> Instructions for the task
Print, word for word, every line from the beginning of the listing up to and including the line with "plt.rcParams['mathtext.it'] = 'Liberation". Pictures are to be excluded.

> Provided data
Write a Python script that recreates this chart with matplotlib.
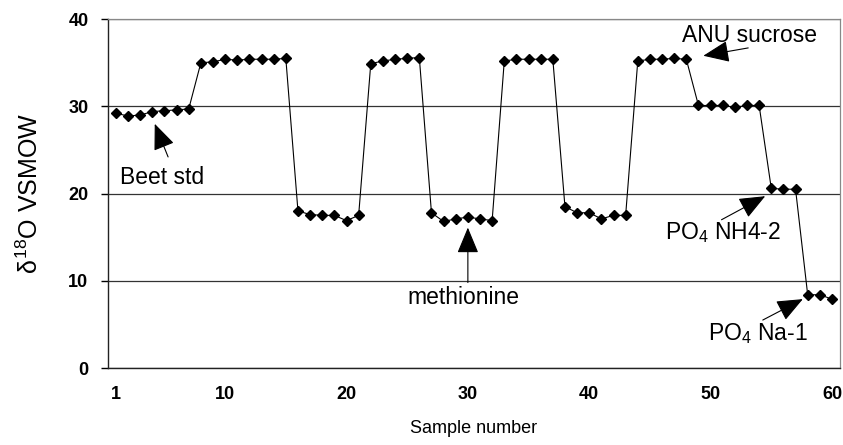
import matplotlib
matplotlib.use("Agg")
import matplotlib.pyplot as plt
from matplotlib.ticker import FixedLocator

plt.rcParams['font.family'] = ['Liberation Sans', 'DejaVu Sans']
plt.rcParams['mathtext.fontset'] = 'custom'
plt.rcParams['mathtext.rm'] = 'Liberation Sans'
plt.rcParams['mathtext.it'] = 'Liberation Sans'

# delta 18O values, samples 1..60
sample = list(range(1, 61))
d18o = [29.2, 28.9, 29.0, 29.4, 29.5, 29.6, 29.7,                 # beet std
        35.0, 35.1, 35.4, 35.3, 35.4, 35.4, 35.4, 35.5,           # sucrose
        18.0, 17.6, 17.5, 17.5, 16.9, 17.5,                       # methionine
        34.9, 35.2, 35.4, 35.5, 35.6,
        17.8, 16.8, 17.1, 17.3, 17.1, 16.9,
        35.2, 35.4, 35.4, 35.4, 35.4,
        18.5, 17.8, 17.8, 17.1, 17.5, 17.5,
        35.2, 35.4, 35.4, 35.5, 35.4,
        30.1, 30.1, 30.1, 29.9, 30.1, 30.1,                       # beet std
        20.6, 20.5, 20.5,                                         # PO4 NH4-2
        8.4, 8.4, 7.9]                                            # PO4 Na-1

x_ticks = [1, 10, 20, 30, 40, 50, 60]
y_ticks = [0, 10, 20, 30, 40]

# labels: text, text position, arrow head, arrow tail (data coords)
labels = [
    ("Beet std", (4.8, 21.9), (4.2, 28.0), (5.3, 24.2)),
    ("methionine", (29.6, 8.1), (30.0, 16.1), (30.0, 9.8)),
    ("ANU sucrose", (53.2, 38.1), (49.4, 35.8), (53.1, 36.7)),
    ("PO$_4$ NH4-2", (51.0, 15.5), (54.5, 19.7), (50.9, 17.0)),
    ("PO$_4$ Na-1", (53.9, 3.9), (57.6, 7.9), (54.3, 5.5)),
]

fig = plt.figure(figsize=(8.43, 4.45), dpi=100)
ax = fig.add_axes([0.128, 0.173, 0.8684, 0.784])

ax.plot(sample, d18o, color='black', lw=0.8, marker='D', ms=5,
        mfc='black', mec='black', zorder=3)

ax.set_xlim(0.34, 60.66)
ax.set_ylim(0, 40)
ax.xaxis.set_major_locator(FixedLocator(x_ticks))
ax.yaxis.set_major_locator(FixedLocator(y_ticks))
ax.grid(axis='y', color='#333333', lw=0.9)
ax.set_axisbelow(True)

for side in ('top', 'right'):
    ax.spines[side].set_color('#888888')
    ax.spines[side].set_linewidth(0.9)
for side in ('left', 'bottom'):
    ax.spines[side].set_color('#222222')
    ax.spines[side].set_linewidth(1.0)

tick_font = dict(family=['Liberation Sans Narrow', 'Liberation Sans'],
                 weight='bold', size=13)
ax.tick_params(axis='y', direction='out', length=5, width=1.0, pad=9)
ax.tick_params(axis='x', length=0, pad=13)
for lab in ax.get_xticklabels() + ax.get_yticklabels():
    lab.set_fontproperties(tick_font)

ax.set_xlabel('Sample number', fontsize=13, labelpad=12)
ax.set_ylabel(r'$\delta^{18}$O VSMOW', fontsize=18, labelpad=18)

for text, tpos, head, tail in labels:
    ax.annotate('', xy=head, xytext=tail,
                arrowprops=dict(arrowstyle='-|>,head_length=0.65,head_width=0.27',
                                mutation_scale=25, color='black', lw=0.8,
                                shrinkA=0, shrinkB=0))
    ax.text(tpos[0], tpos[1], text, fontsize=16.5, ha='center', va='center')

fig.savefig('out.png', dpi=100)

> Answer in full
Write a Python script that recreates this chart with matplotlib.
import matplotlib
matplotlib.use("Agg")
import matplotlib.pyplot as plt
from matplotlib.ticker import FixedLocator

plt.rcParams['font.family'] = ['Liberation Sans', 'DejaVu Sans']
plt.rcParams['mathtext.fontset'] = 'custom'
plt.rcParams['mathtext.rm'] = 'Liberation Sans'
plt.rcParams['mathtext.it'] = 'Liberation Sans'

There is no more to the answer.